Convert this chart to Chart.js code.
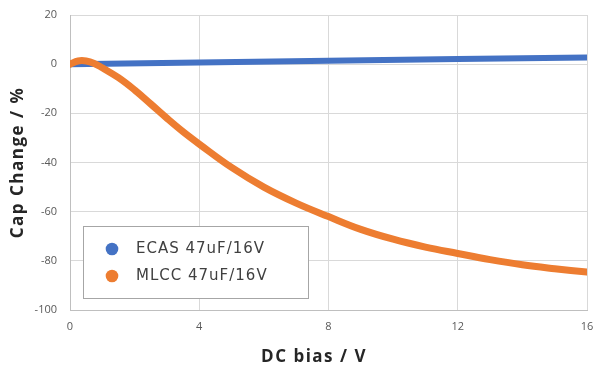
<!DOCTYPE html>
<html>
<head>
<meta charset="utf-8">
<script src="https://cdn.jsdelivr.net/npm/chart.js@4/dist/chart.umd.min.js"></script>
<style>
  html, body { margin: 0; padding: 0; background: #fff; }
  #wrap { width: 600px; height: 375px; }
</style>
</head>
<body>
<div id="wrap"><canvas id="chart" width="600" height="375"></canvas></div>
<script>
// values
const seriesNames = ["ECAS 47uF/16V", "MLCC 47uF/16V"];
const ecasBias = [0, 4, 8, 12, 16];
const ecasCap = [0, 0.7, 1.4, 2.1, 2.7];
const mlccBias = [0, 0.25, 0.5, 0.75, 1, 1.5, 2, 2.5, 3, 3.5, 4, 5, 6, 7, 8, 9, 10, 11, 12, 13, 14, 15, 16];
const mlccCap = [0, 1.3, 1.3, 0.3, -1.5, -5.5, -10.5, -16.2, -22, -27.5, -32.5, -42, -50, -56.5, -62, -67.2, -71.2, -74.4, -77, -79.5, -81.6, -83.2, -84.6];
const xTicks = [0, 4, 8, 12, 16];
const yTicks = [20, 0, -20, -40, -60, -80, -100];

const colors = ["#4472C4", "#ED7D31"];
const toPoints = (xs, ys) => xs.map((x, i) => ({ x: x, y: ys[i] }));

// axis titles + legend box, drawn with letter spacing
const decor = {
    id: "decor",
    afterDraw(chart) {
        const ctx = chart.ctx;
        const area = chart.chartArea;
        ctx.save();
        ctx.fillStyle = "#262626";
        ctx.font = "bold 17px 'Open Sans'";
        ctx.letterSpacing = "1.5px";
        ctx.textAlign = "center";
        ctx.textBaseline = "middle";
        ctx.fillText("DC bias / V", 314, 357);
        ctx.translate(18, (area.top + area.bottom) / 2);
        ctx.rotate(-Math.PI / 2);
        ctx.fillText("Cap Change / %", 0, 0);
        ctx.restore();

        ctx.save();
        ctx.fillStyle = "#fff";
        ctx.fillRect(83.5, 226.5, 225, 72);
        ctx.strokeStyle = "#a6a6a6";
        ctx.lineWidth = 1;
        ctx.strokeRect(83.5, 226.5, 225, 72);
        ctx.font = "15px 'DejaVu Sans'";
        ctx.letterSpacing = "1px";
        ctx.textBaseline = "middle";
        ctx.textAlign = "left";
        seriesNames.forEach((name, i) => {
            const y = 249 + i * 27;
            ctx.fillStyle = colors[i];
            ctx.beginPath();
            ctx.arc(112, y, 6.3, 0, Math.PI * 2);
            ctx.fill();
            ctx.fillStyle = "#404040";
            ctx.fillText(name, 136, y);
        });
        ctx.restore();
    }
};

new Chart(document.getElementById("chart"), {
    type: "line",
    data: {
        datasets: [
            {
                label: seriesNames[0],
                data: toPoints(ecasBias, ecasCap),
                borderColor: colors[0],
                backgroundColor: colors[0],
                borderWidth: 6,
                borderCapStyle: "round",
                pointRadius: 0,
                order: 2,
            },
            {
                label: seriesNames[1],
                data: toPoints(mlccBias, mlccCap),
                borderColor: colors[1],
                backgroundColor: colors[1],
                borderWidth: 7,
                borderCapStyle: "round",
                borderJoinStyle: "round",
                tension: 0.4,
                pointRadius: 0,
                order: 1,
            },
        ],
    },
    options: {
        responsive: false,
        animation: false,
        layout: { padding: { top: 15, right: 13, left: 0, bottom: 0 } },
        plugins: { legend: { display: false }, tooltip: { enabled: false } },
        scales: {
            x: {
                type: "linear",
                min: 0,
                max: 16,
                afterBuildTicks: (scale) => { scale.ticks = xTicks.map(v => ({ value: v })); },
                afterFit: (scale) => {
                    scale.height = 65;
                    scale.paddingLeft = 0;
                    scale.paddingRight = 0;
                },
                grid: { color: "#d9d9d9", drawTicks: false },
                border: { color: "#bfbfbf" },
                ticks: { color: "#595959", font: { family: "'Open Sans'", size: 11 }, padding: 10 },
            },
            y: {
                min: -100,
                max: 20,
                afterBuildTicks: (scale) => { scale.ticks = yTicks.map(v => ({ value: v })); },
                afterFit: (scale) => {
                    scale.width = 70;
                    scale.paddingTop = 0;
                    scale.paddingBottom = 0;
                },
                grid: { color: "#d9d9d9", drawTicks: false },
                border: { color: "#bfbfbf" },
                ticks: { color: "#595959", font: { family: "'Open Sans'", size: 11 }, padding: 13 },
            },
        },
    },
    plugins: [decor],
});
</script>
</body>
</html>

JOB.
Write out exactly the lines between the start of the data and the line with "const toPoints = (xs, ys)", including both, but none of the pictures.

EXERCISE RESPONSE.
Convert this chart to Chart.js code.
<!DOCTYPE html>
<html>
<head>
<meta charset="utf-8">
<script src="https://cdn.jsdelivr.net/npm/chart.js@4/dist/chart.umd.min.js"></script>
<style>
  html, body { margin: 0; padding: 0; background: #fff; }
  #wrap { width: 600px; height: 375px; }
</style>
</head>
<body>
<div id="wrap"><canvas id="chart" width="600" height="375"></canvas></div>
<script>
// values
const seriesNames = ["ECAS 47uF/16V", "MLCC 47uF/16V"];
const ecasBias = [0, 4, 8, 12, 16];
const ecasCap = [0, 0.7, 1.4, 2.1, 2.7];
const mlccBias = [0, 0.25, 0.5, 0.75, 1, 1.5, 2, 2.5, 3, 3.5, 4, 5, 6, 7, 8, 9, 10, 11, 12, 13, 14, 15, 16];
const mlccCap = [0, 1.3, 1.3, 0.3, -1.5, -5.5, -10.5, -16.2, -22, -27.5, -32.5, -42, -50, -56.5, -62, -67.2, -71.2, -74.4, -77, -79.5, -81.6, -83.2, -84.6];
const xTicks = [0, 4, 8, 12, 16];
const yTicks = [20, 0, -20, -40, -60, -80, -100];

const colors = ["#4472C4", "#ED7D31"];
const toPoints = (xs, ys) => xs.map((x, i) => ({ x: x, y: ys[i] }));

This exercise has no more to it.